Michael Thomas, the chief-financial officer for Jackson State, said March 6 that while a stadium is still in the school's long-range plan, JSU's legislative priorities are to seek funding for two new schools, one of public health and another for social work.
Initial plans are for a stadium is designed for football, basketball, concerts and special events. For football games, the stadium would hold about 50,000, while it would pack 17,000 fans for basketball games and 21,000 for concerts.
JSU had picked out a site near Battlefield Park, but that location met opposition from neighborhood associations. Now, Thomas says the school is looking at another site downtown, near the Jackson Convention Complex although he did not offer specifics.
The new schools and stadium are all part of JSU's master plan, which calls for extending the main west Jackson all the way to downtown, where the school is renovating a building to house its department of Urban and Regional Planning and Public Policy and Administration as well as the Institute of Government.
During a March 6 presentation of the plan at Koinonia Coffee House, Thomas explained that the university and its development foundation have been acquiring property around west Jackson, but he emphasized that there would be no "quick take."
In 2008, JSU pushed a bill that would allow it to take property through eminent domain. The so-called quick-take plan met fierce blowback from community groups and the bill died without before it got out of committee.
"We're looking to have conversations with people looking to sell," Thomas said.
JSU's master plan aims to give the campus a more collegiate feel by lining the outside of the campus with trees and a more pedestrian-friendly experience by pushing parking to the edges of the campus.
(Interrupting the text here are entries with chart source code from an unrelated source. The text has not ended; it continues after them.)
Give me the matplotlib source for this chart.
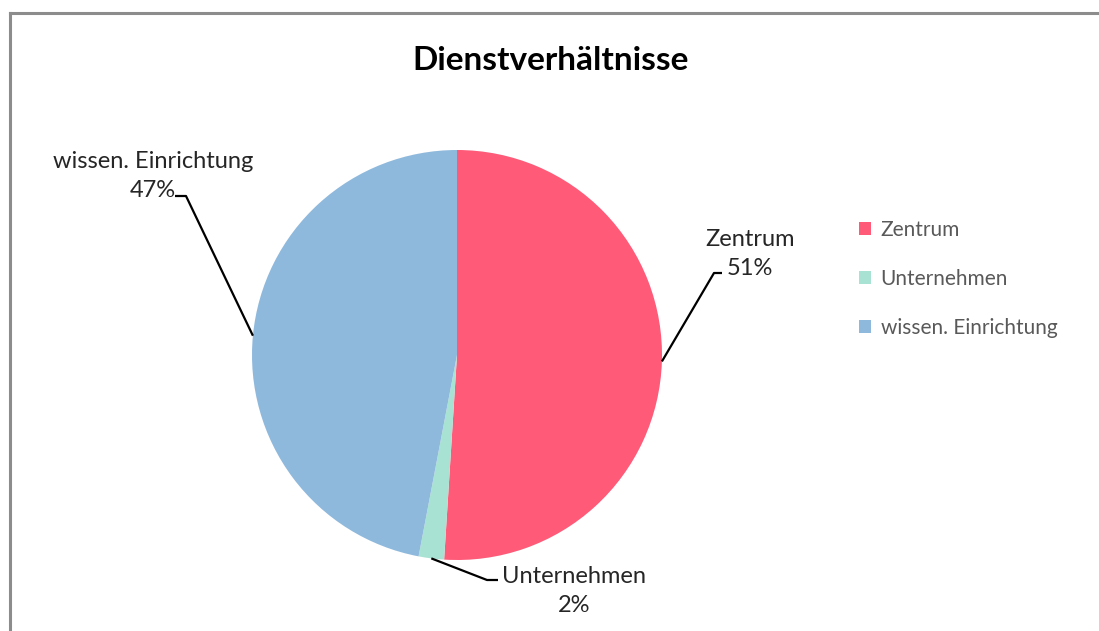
import matplotlib.pyplot as plt
import numpy as np

# Anteile der Dienstverhältnisse (Prozent)
kategorien = ['Zentrum', 'Unternehmen', 'wissen. Einrichtung']
anteile = [51, 2, 47]
farben = ['#FF5A78', '#A8E2D2', '#8FB9DC']

W, H = 1099, 631
cx, cy, r = 457, 355, 205  # Kreismitte und Radius in Pixeln

plt.rcParams['font.family'] = ['Lato', 'DejaVu Sans']

fig = plt.figure(figsize=(W / 100, H / 100), dpi=100)

# Rahmen: leere Achse, nur linke und obere Kante sichtbar
rahmen = fig.add_axes([10 / W, -0.05, 1.0, 1 - 13 / H + 0.05])
rahmen.set_xticks([])
rahmen.set_yticks([])
rahmen.patch.set_visible(False)
for seite in ['right', 'bottom']:
    rahmen.spines[seite].set_visible(False)
for seite in ['left', 'top']:
    rahmen.spines[seite].set_color('#8C8C8C')
    rahmen.spines[seite].set_linewidth(2.2)

ax = fig.add_axes([0, 0, 1, 1])
wedges, _ = ax.pie(anteile, colors=farben, startangle=90, counterclock=False,
                   radius=1, center=(0, 0),
                   wedgeprops=dict(linewidth=0))
ax.set_xlim(-cx / r, (W - cx) / r)
ax.set_ylim(-(H - cy) / r, cy / r)
ax.set_aspect('equal')
ax.axis('off')

# Beschriftungen mit Führungslinien (Knickpunkt, Linienende, Textmitte in Pixeln)
beschriftung = {
    'Zentrum': ((714, 273), (722, 273), (750, 254)),
    'Unternehmen': ((487, 580), (498, 580), (574, 591)),
    'wissen. Einrichtung': ((186, 196), (175, 196), (153, 176)),
}

def px(x, y):
    return (x - cx) / r, (cy - y) / r

for w, name, wert in zip(wedges, kategorien, anteile):
    mitte = np.deg2rad((w.theta1 + w.theta2) / 2)
    ex, ey = np.cos(mitte), np.sin(mitte)
    knick, ende, txt = beschriftung[name]
    kx, ky = px(*knick)
    hx, hy = px(*ende)
    ax.plot([ex, kx, hx], [ey, ky, hy], color='black', linewidth=1.6,
            solid_capstyle='butt')
    tx, ty = px(*txt)
    ax.text(tx, ty, f'{name}\n{wert}%', ha='center', va='center',
            fontsize=17, color='#262626', linespacing=1.5)

fig.text(551 / W, 1 - 60 / H, 'Dienstverhältnisse', ha='center', va='center',
         fontsize=24, fontweight='bold', color='black')

leg = ax.legend(wedges, kategorien, loc='upper left',
                bbox_to_anchor=(840 / W, 1 - 201 / H),
                bbox_transform=fig.transFigure, frameon=False,
                fontsize=15, labelspacing=1.4, handlelength=0.6,
                handleheight=0.6, handletextpad=0.45)
for t in leg.get_texts():
    t.set_color('#595959')

fig.savefig('out.png', dpi=100)
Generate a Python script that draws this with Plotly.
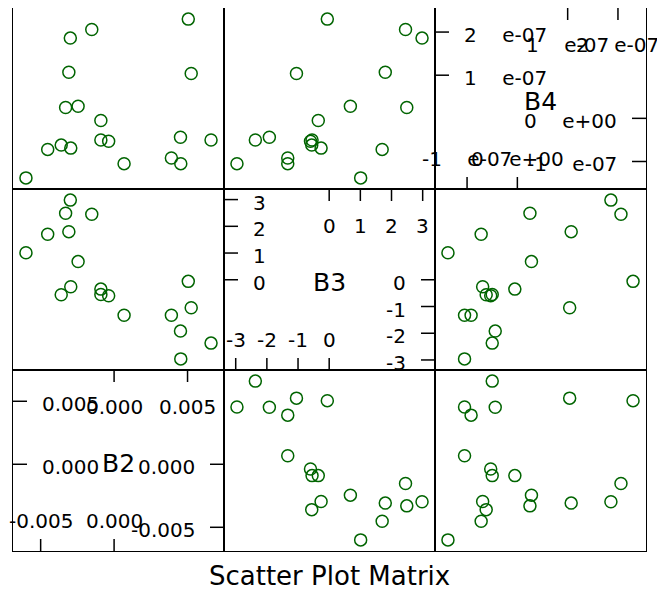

Renderings show that the proposed School of Social Work would sit near the overpass at Pearl and Gallatin streets. Ideally, Thomas said, students will one day be able to take the approximately 20 minute walk from the downtown building to the heart of the west Jackson campus.
Funding is the big obstacle. Jackson State University isn't faring much better than the city of Jackson in terms of its legislative checklist. At the start of the session, lawmakers filed several bills on behalf of one of the nation's most storied historically black universities.
Two bills, one from state Rep. Angela Cockerham, D-Magnolia, and the other from state Rep. Earle Banks, D-Jackson, each sought a $2 million to help JSU get started on building a school of public health.
Banks also sponsored a bill to sell $5 million in bonds for Science, Technology, Engineering and Mathematics (STEM) program and two more bills to renovate Rose E. McCoy Auditorium and the College of Education and Human Development. Now it appears, the school's last best hope is to get $8.5 million in the Institutions of Higher Learning appropriations bill.